Given problem: Quote the listing below in its entirety, omitting every image.

Source data:
- - - - -
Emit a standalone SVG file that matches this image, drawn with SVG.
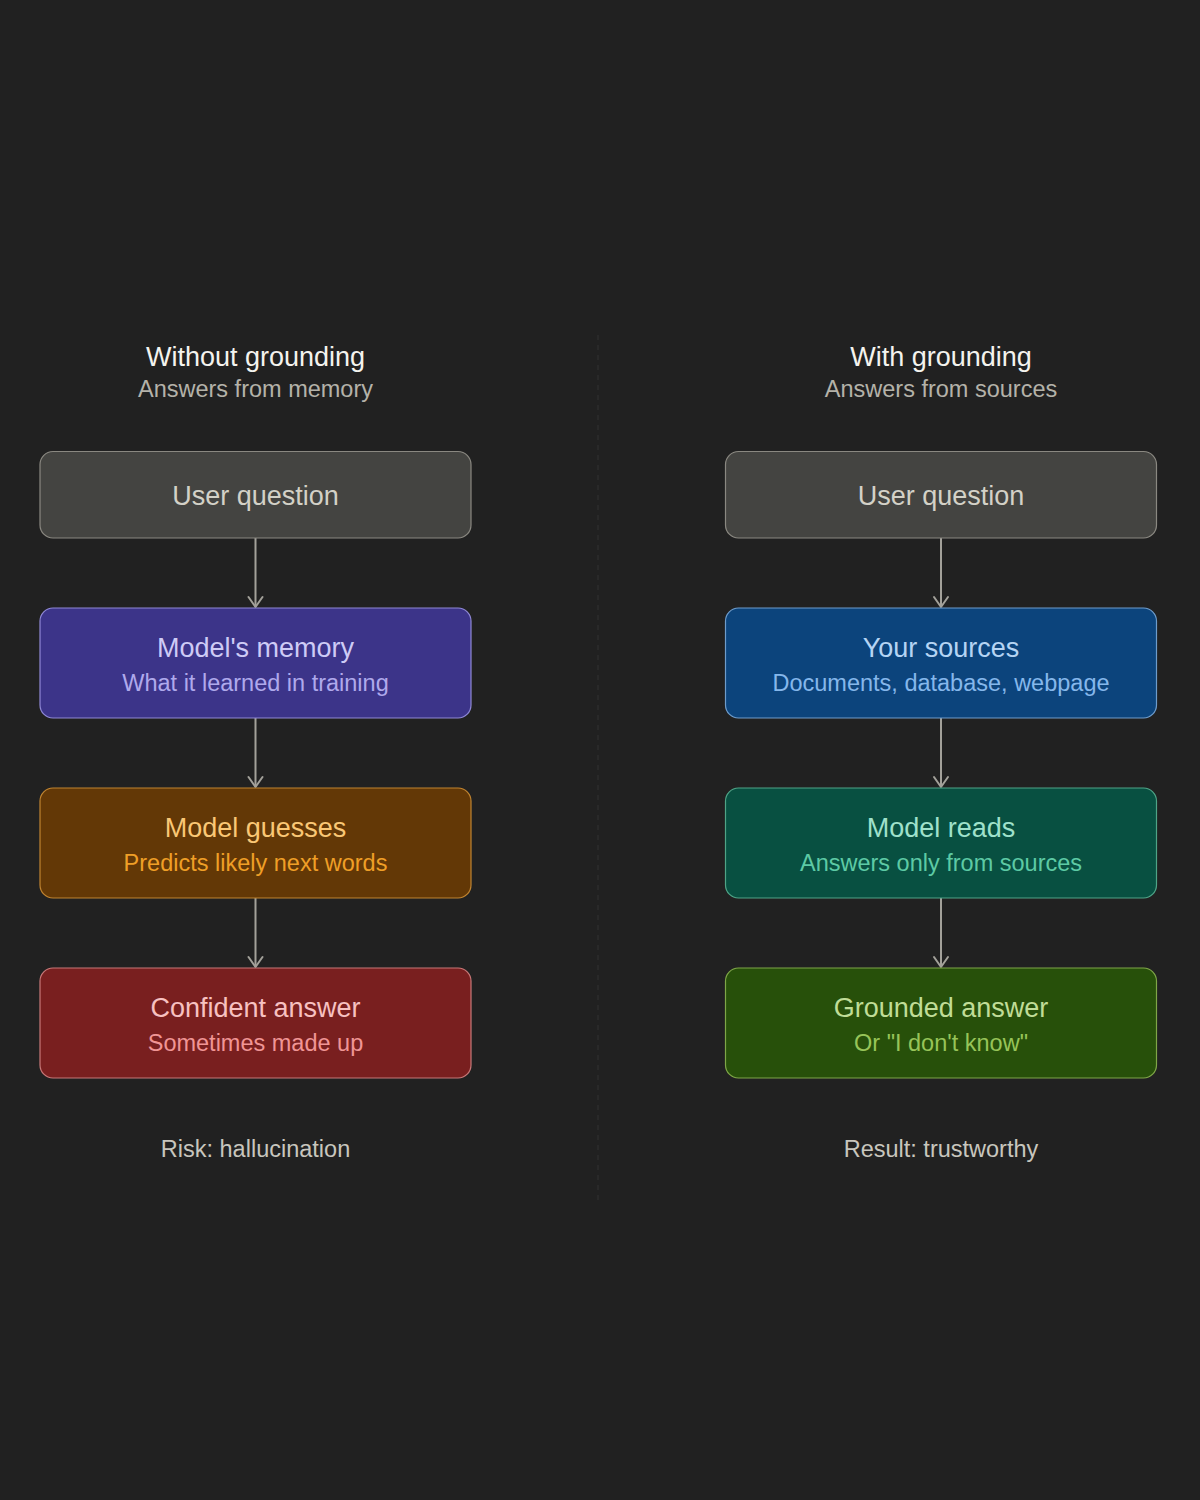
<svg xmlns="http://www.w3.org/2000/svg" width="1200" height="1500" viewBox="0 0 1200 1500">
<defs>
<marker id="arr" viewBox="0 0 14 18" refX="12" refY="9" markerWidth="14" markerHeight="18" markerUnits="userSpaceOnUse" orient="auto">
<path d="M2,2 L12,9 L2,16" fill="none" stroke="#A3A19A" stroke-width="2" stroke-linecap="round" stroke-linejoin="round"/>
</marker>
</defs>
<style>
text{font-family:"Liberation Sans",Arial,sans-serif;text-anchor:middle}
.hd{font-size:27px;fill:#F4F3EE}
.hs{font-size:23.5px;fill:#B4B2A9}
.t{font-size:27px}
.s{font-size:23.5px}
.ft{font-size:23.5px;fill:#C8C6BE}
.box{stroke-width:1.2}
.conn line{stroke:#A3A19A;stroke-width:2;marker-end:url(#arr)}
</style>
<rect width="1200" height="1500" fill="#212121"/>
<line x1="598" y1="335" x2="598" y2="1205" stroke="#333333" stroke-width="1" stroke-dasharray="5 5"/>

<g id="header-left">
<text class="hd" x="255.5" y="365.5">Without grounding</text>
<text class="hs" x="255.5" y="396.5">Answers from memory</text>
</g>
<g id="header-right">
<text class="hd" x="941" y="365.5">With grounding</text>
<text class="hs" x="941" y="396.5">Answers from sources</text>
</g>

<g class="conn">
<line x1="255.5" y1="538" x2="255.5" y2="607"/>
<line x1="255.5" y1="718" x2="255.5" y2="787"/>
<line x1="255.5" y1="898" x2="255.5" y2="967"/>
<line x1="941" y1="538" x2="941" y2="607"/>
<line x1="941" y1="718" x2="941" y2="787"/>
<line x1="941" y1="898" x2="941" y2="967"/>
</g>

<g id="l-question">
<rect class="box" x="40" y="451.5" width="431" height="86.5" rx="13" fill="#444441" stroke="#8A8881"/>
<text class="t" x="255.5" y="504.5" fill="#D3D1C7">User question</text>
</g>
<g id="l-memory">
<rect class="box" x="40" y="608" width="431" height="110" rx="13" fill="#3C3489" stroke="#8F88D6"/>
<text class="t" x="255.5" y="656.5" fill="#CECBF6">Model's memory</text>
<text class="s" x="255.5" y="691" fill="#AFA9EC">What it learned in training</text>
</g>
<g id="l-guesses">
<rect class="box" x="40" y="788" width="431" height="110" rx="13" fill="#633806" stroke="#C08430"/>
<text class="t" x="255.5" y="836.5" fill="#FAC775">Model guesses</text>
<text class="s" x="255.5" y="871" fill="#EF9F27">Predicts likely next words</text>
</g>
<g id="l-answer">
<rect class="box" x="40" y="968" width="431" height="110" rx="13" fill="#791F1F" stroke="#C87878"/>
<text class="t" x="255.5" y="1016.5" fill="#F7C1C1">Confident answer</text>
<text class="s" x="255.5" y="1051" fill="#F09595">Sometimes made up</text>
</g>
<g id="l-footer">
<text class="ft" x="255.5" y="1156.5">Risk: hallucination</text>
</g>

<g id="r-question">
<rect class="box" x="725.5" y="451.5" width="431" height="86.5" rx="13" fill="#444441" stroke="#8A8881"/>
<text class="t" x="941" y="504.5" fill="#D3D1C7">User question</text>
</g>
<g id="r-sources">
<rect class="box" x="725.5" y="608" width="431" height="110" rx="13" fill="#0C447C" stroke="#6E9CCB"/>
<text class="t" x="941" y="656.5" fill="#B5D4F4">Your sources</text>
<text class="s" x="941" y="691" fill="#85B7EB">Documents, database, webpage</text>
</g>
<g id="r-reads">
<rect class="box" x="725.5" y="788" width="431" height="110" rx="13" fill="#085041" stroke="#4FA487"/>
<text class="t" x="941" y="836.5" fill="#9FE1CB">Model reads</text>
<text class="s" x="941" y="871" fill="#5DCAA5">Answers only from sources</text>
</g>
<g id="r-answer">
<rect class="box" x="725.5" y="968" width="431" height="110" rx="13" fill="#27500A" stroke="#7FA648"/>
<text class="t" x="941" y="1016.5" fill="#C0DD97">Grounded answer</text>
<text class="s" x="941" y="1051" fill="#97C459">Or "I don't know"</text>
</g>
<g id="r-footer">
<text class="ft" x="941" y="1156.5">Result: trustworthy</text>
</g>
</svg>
- - - - -
Exercise response:
Emit a standalone SVG file that matches this image, drawn with SVG.
<svg xmlns="http://www.w3.org/2000/svg" width="1200" height="1500" viewBox="0 0 1200 1500">
<defs>
<marker id="arr" viewBox="0 0 14 18" refX="12" refY="9" markerWidth="14" markerHeight="18" markerUnits="userSpaceOnUse" orient="auto">
<path d="M2,2 L12,9 L2,16" fill="none" stroke="#A3A19A" stroke-width="2" stroke-linecap="round" stroke-linejoin="round"/>
</marker>
</defs>
<style>
text{font-family:"Liberation Sans",Arial,sans-serif;text-anchor:middle}
.hd{font-size:27px;fill:#F4F3EE}
.hs{font-size:23.5px;fill:#B4B2A9}
.t{font-size:27px}
.s{font-size:23.5px}
.ft{font-size:23.5px;fill:#C8C6BE}
.box{stroke-width:1.2}
.conn line{stroke:#A3A19A;stroke-width:2;marker-end:url(#arr)}
</style>
<rect width="1200" height="1500" fill="#212121"/>
<line x1="598" y1="335" x2="598" y2="1205" stroke="#333333" stroke-width="1" stroke-dasharray="5 5"/>

<g id="header-left">
<text class="hd" x="255.5" y="365.5">Without grounding</text>
<text class="hs" x="255.5" y="396.5">Answers from memory</text>
</g>
<g id="header-right">
<text class="hd" x="941" y="365.5">With grounding</text>
<text class="hs" x="941" y="396.5">Answers from sources</text>
</g>

<g class="conn">
<line x1="255.5" y1="538" x2="255.5" y2="607"/>
<line x1="255.5" y1="718" x2="255.5" y2="787"/>
<line x1="255.5" y1="898" x2="255.5" y2="967"/>
<line x1="941" y1="538" x2="941" y2="607"/>
<line x1="941" y1="718" x2="941" y2="787"/>
<line x1="941" y1="898" x2="941" y2="967"/>
</g>

<g id="l-question">
<rect class="box" x="40" y="451.5" width="431" height="86.5" rx="13" fill="#444441" stroke="#8A8881"/>
<text class="t" x="255.5" y="504.5" fill="#D3D1C7">User question</text>
</g>
<g id="l-memory">
<rect class="box" x="40" y="608" width="431" height="110" rx="13" fill="#3C3489" stroke="#8F88D6"/>
<text class="t" x="255.5" y="656.5" fill="#CECBF6">Model's memory</text>
<text class="s" x="255.5" y="691" fill="#AFA9EC">What it learned in training</text>
</g>
<g id="l-guesses">
<rect class="box" x="40" y="788" width="431" height="110" rx="13" fill="#633806" stroke="#C08430"/>
<text class="t" x="255.5" y="836.5" fill="#FAC775">Model guesses</text>
<text class="s" x="255.5" y="871" fill="#EF9F27">Predicts likely next words</text>
</g>
<g id="l-answer">
<rect class="box" x="40" y="968" width="431" height="110" rx="13" fill="#791F1F" stroke="#C87878"/>
<text class="t" x="255.5" y="1016.5" fill="#F7C1C1">Confident answer</text>
<text class="s" x="255.5" y="1051" fill="#F09595">Sometimes made up</text>
</g>
<g id="l-footer">
<text class="ft" x="255.5" y="1156.5">Risk: hallucination</text>
</g>

<g id="r-question">
<rect class="box" x="725.5" y="451.5" width="431" height="86.5" rx="13" fill="#444441" stroke="#8A8881"/>
<text class="t" x="941" y="504.5" fill="#D3D1C7">User question</text>
</g>
<g id="r-sources">
<rect class="box" x="725.5" y="608" width="431" height="110" rx="13" fill="#0C447C" stroke="#6E9CCB"/>
<text class="t" x="941" y="656.5" fill="#B5D4F4">Your sources</text>
<text class="s" x="941" y="691" fill="#85B7EB">Documents, database, webpage</text>
</g>
<g id="r-reads">
<rect class="box" x="725.5" y="788" width="431" height="110" rx="13" fill="#085041" stroke="#4FA487"/>
<text class="t" x="941" y="836.5" fill="#9FE1CB">Model reads</text>
<text class="s" x="941" y="871" fill="#5DCAA5">Answers only from sources</text>
</g>
<g id="r-answer">
<rect class="box" x="725.5" y="968" width="431" height="110" rx="13" fill="#27500A" stroke="#7FA648"/>
<text class="t" x="941" y="1016.5" fill="#C0DD97">Grounded answer</text>
<text class="s" x="941" y="1051" fill="#97C459">Or "I don't know"</text>
</g>
<g id="r-footer">
<text class="ft" x="941" y="1156.5">Result: trustworthy</text>
</g>
</svg>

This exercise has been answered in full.